**SOURCE MATERIAL:**
------------------------------------------------------------------------

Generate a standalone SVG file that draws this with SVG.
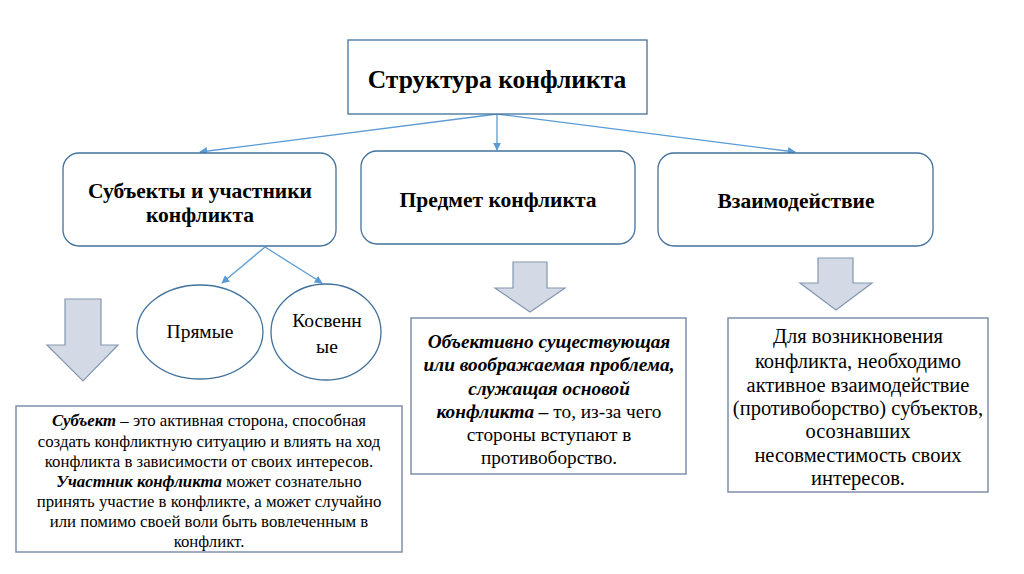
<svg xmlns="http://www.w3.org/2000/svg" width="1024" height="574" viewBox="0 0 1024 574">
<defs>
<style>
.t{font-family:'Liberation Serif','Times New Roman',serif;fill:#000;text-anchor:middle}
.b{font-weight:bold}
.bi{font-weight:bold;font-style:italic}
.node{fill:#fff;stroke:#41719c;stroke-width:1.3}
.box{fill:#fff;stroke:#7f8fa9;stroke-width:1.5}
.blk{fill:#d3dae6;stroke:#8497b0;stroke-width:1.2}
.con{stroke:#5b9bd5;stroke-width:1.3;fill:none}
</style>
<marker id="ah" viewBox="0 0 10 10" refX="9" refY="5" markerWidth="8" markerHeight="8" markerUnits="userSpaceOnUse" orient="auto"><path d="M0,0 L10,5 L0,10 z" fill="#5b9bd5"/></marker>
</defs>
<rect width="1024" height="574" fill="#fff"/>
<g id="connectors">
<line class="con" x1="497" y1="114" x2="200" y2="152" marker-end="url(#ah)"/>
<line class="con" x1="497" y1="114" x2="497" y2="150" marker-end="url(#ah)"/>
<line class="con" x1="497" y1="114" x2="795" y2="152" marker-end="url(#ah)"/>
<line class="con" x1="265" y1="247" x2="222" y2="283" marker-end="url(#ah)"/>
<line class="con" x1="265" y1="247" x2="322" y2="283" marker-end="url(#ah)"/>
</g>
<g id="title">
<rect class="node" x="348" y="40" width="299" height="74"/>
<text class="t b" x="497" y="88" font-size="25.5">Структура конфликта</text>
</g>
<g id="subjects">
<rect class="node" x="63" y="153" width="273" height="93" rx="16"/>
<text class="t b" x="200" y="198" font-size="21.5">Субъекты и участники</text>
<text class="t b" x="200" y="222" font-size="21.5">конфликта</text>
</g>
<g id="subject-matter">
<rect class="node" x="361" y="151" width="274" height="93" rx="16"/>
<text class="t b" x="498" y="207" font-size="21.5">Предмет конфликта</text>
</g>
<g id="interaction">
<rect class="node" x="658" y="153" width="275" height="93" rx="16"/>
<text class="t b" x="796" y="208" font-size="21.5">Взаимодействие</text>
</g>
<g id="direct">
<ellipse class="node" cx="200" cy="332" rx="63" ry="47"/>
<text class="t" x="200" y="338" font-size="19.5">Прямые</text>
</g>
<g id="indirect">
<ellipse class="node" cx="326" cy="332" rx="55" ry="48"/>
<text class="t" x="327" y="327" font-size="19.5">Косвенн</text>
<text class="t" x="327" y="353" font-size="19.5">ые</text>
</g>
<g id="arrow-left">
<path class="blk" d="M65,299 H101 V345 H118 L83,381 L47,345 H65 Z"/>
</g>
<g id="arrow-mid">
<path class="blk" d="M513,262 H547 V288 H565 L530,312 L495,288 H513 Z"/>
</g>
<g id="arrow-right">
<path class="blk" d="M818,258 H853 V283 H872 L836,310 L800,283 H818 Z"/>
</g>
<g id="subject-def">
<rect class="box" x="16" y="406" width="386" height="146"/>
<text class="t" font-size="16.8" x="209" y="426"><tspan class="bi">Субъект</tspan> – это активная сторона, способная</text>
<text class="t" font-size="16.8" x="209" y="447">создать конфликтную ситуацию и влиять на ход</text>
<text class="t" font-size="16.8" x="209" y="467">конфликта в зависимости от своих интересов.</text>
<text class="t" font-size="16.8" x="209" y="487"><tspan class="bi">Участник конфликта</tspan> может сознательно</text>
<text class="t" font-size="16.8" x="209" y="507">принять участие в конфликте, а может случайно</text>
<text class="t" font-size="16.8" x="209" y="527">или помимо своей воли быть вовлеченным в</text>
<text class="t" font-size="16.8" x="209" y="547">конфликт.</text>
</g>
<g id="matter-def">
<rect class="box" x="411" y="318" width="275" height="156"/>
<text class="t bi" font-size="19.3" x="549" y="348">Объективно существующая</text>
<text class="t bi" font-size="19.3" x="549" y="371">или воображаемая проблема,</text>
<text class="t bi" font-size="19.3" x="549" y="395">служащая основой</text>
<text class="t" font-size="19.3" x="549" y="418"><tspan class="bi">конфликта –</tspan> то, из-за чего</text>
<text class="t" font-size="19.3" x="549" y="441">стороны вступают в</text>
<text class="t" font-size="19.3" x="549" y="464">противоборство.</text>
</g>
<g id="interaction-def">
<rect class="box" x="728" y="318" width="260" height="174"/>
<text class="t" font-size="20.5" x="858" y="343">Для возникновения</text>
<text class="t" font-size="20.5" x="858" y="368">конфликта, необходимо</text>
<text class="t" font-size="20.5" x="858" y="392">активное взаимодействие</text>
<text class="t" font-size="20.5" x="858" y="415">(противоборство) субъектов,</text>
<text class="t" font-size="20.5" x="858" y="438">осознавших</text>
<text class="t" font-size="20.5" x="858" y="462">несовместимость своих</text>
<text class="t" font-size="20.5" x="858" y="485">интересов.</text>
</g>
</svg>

------------------------------------------------------------------------

Copy the listing exactly. Any image in it stays out of the copy.

**TASK RESULT:**
Generate a standalone SVG file that draws this with SVG.
<svg xmlns="http://www.w3.org/2000/svg" width="1024" height="574" viewBox="0 0 1024 574">
<defs>
<style>
.t{font-family:'Liberation Serif','Times New Roman',serif;fill:#000;text-anchor:middle}
.b{font-weight:bold}
.bi{font-weight:bold;font-style:italic}
.node{fill:#fff;stroke:#41719c;stroke-width:1.3}
.box{fill:#fff;stroke:#7f8fa9;stroke-width:1.5}
.blk{fill:#d3dae6;stroke:#8497b0;stroke-width:1.2}
.con{stroke:#5b9bd5;stroke-width:1.3;fill:none}
</style>
<marker id="ah" viewBox="0 0 10 10" refX="9" refY="5" markerWidth="8" markerHeight="8" markerUnits="userSpaceOnUse" orient="auto"><path d="M0,0 L10,5 L0,10 z" fill="#5b9bd5"/></marker>
</defs>
<rect width="1024" height="574" fill="#fff"/>
<g id="connectors">
<line class="con" x1="497" y1="114" x2="200" y2="152" marker-end="url(#ah)"/>
<line class="con" x1="497" y1="114" x2="497" y2="150" marker-end="url(#ah)"/>
<line class="con" x1="497" y1="114" x2="795" y2="152" marker-end="url(#ah)"/>
<line class="con" x1="265" y1="247" x2="222" y2="283" marker-end="url(#ah)"/>
<line class="con" x1="265" y1="247" x2="322" y2="283" marker-end="url(#ah)"/>
</g>
<g id="title">
<rect class="node" x="348" y="40" width="299" height="74"/>
<text class="t b" x="497" y="88" font-size="25.5">Структура конфликта</text>
</g>
<g id="subjects">
<rect class="node" x="63" y="153" width="273" height="93" rx="16"/>
<text class="t b" x="200" y="198" font-size="21.5">Субъекты и участники</text>
<text class="t b" x="200" y="222" font-size="21.5">конфликта</text>
</g>
<g id="subject-matter">
<rect class="node" x="361" y="151" width="274" height="93" rx="16"/>
<text class="t b" x="498" y="207" font-size="21.5">Предмет конфликта</text>
</g>
<g id="interaction">
<rect class="node" x="658" y="153" width="275" height="93" rx="16"/>
<text class="t b" x="796" y="208" font-size="21.5">Взаимодействие</text>
</g>
<g id="direct">
<ellipse class="node" cx="200" cy="332" rx="63" ry="47"/>
<text class="t" x="200" y="338" font-size="19.5">Прямые</text>
</g>
<g id="indirect">
<ellipse class="node" cx="326" cy="332" rx="55" ry="48"/>
<text class="t" x="327" y="327" font-size="19.5">Косвенн</text>
<text class="t" x="327" y="353" font-size="19.5">ые</text>
</g>
<g id="arrow-left">
<path class="blk" d="M65,299 H101 V345 H118 L83,381 L47,345 H65 Z"/>
</g>
<g id="arrow-mid">
<path class="blk" d="M513,262 H547 V288 H565 L530,312 L495,288 H513 Z"/>
</g>
<g id="arrow-right">
<path class="blk" d="M818,258 H853 V283 H872 L836,310 L800,283 H818 Z"/>
</g>
<g id="subject-def">
<rect class="box" x="16" y="406" width="386" height="146"/>
<text class="t" font-size="16.8" x="209" y="426"><tspan class="bi">Субъект</tspan> – это активная сторона, способная</text>
<text class="t" font-size="16.8" x="209" y="447">создать конфликтную ситуацию и влиять на ход</text>
<text class="t" font-size="16.8" x="209" y="467">конфликта в зависимости от своих интересов.</text>
<text class="t" font-size="16.8" x="209" y="487"><tspan class="bi">Участник конфликта</tspan> может сознательно</text>
<text class="t" font-size="16.8" x="209" y="507">принять участие в конфликте, а может случайно</text>
<text class="t" font-size="16.8" x="209" y="527">или помимо своей воли быть вовлеченным в</text>
<text class="t" font-size="16.8" x="209" y="547">конфликт.</text>
</g>
<g id="matter-def">
<rect class="box" x="411" y="318" width="275" height="156"/>
<text class="t bi" font-size="19.3" x="549" y="348">Объективно существующая</text>
<text class="t bi" font-size="19.3" x="549" y="371">или воображаемая проблема,</text>
<text class="t bi" font-size="19.3" x="549" y="395">служащая основой</text>
<text class="t" font-size="19.3" x="549" y="418"><tspan class="bi">конфликта –</tspan> то, из-за чего</text>
<text class="t" font-size="19.3" x="549" y="441">стороны вступают в</text>
<text class="t" font-size="19.3" x="549" y="464">противоборство.</text>
</g>
<g id="interaction-def">
<rect class="box" x="728" y="318" width="260" height="174"/>
<text class="t" font-size="20.5" x="858" y="343">Для возникновения</text>
<text class="t" font-size="20.5" x="858" y="368">конфликта, необходимо</text>
<text class="t" font-size="20.5" x="858" y="392">активное взаимодействие</text>
<text class="t" font-size="20.5" x="858" y="415">(противоборство) субъектов,</text>
<text class="t" font-size="20.5" x="858" y="438">осознавших</text>
<text class="t" font-size="20.5" x="858" y="462">несовместимость своих</text>
<text class="t" font-size="20.5" x="858" y="485">интересов.</text>
</g>
</svg>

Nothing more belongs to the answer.